St. Louis sporting events have had their fair share of “Where were you when …?” moments over the years.
There’s the Blues 1986 Monday Night Miracle. The 1999 Rams Super Bowl victory punctuated with “The Tackle.” And who can forget David Freese’s 2011 World Series Game 6 heroics keeping the dream alive?
Now, St. Louis-area astronomers want their own unforgettable experience, and Aug. 21’s total solar eclipse provides the perfect stage.
“It’s like an opportunity to go to the Super Bowl,” said Jeff Menz, president of the River Bend Astronomy Club. “I feel like I have seats on the 50-yard line and I can’t wait for the halftime show.”
Since he was a youngster, Menz has been fascinated by astronomy. He remembers man landing on the moon when he was 7 years old but cannot remember a time when he did not own a telescope.
When he discovered the River Bend Astronomy Club in 2006, just two years after the group’s inception, Menz recalls thinking: “Oh my gosh, these are my people.”
Where and how to watch: Your complete guide to the Aug. 21 eclipse.
Now those people, with Menz at the helm, will get to experience firsthand one of the most unique celestial phenomena.
The group plans to set up on a cattle ranch between Chester and Ava, Ill., keeping the location private due to space restrictions. Group members and family will come, leading basic eclipse education sessions, pointing out the various happenings the eclipse causes and setting up a scale model of the event. According to Menz, if the sun were the size of a basketball, then the Earth and moon would be just pinheads 94 feet away.
James Small, president of the St. Louis Astronomical Society, shares Menz’s excitement for the upcoming event, even if his organization lacks a similar plan for observance.
“People keep asking me ‘Where are you gonna be?’” Small says. “I’m like, ‘I don’t know. I haven’t seen the weather report yet.’”
The St. Louis Astronomical Society decided two years ago that it wouldn’t host an event of their own so as not to interfere with any preferred plans its members may have. “They have the flexibility to go where they need to go,” Small says. Meanwhile, the society has been busy helping to plan eclipse events for other organizations as a founder of the St. Louis Eclipse Task Force.
Because the eclipse is such a unique experience, the task force has worked for two years now to prepare the community for what to expect. From nocturnal animals waking up and streetlights flipping on, to the temperature dropping and stars coming out, some of the unusual occurrences are readily apparent as long as you know what to look for.
Some of the more astronomically minded like Menz and Small are particularly excited about viewing the sun’s corona, which is too faint to be visible in the daytime and Menz says is “probably the highlight” of the whole eclipse.

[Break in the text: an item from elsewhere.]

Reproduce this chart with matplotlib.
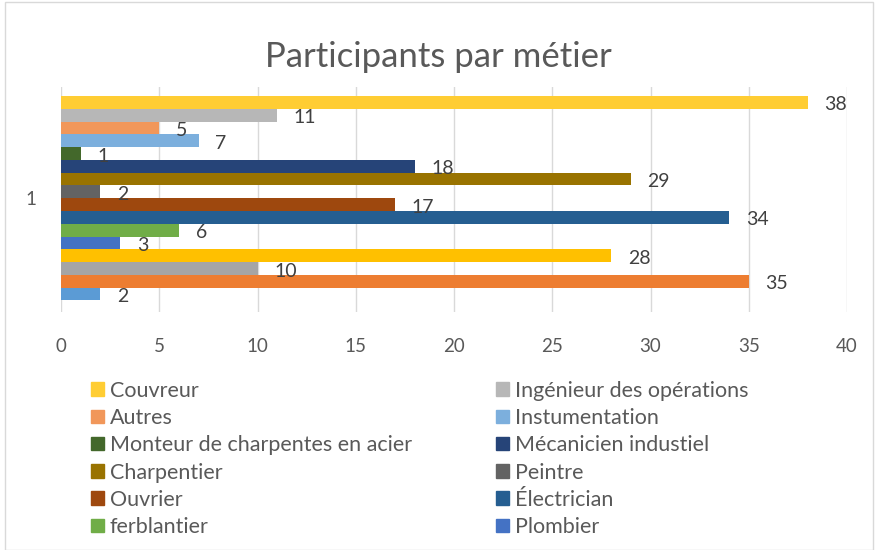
import matplotlib
matplotlib.use("Agg")
import matplotlib.pyplot as plt
from matplotlib.patches import Patch, Rectangle

plt.rcParams['font.family'] = ['Lato', 'DejaVu Sans']

title = "Participants par métier"
category = "1"
# series from bottom to top
series_names = ["", "", "", "", "Plombier", "ferblantier", "Électrician", "Ouvrier",
                "Peintre", "Charpentier", "Mécanicien industiel", "Monteur de charpentes en acier",
                "Instumentation", "Autres", "Ingénieur des opérations", "Couvreur"]
series_values = [2, 35, 10, 28, 3, 6, 34, 17, 2, 29, 18, 1, 7, 5, 11, 38]
series_colors = ["#5B9BD5", "#ED7D31", "#A5A5A5", "#FFC000", "#4472C4", "#70AD47",
                 "#255E91", "#9E480E", "#636363", "#997300", "#264478", "#43682B",
                 "#7CAFDD", "#F1975A", "#B7B7B7", "#FFCD33"]
x_ticks = [0, 5, 10, 15, 20, 25, 30, 35, 40]

fig = plt.figure(figsize=(8.77, 5.5), dpi=100)
fig.patches.append(Rectangle((0.006, 0.0), 0.99, 0.997, transform=fig.transFigure,
                             fill=False, edgecolor="#D9D9D9", lw=1))
ax = fig.add_axes([61/877, 1-312/550, (847-61)/877, (312-87)/550])

n = len(series_values)
for i, (v, c) in enumerate(zip(series_values, series_colors)):
    ax.barh(i, v, height=1.0, color=c, zorder=3)
    ax.text(v + 0.85, i - 0.2, str(v), va="center", ha="left", fontsize=14,
            color="#404040", zorder=4)

ax.set_xlim(0, 40)
ax.set_ylim(-1.4, n - 0.6 + 0.8)
ax.set_xticks(x_ticks)
ax.set_xticklabels([str(t) for t in x_ticks])
ax.set_yticks([(n - 1) / 2])
ax.set_yticklabels([category])
ax.tick_params(axis="x", length=0, pad=19, labelsize=13.5, labelcolor="#595959")
ax.tick_params(axis="y", length=0, pad=18, labelsize=13.5, labelcolor="#595959")
ax.grid(axis="x", color="#D9D9D9", lw=1, zorder=0)
for s in ax.spines.values():
    s.set_visible(False)

fig.text(0.5, 1-57/550, title, ha="center", va="center", fontsize=25, color="#595959")

entries = [(series_names[i], series_colors[i]) for i in range(n - 1, -1, -1) if series_names[i]]
# legend reads row by row, matplotlib fills column by column
ordered = entries[0::2] + entries[1::2]
handles = [Patch(color=c) for _, c in ordered]
labels = [name for name, _ in ordered]
leg = fig.legend(handles, labels, ncol=2, frameon=False, loc="upper left",
                 bbox_to_anchor=(82/877, 1-372/550), fontsize=15.5,
                 handlelength=0.6, handleheight=0.6, handletextpad=0.3,
                 labelspacing=0.34, columnspacing=3.9, labelcolor="#595959",
                 borderaxespad=0)

fig.savefig("out.png", dpi=100)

“I’ve never seen (a total solar eclipse), but they tell me it’s very vibrant and almost like it’s alive,” Small says. “It will be the most exhilarating experience you will ever have.”
While both Small and Menz will have their own elaborate set-ups of camera equipment and other technology, that doesn’t mean the layperson needs to drop a dime for a one-of-kind viewing experience.
With just a colander or a leaf pocked with holes, Small explains that someone can project mini replicas of the eclipse on the ground. It’s the same idea as a pinhole viewer, just multiplied for maximum effect.
Despite not having his own plans set in stone, Small knows he’ll get a move on early, waking up around 2 or 3 in the morning to check the weather, find the perfect spot and set up his equipment. He’s already on the 50-yard line for his Super Bowl, why not put the extra effort in to score some seats in the first row?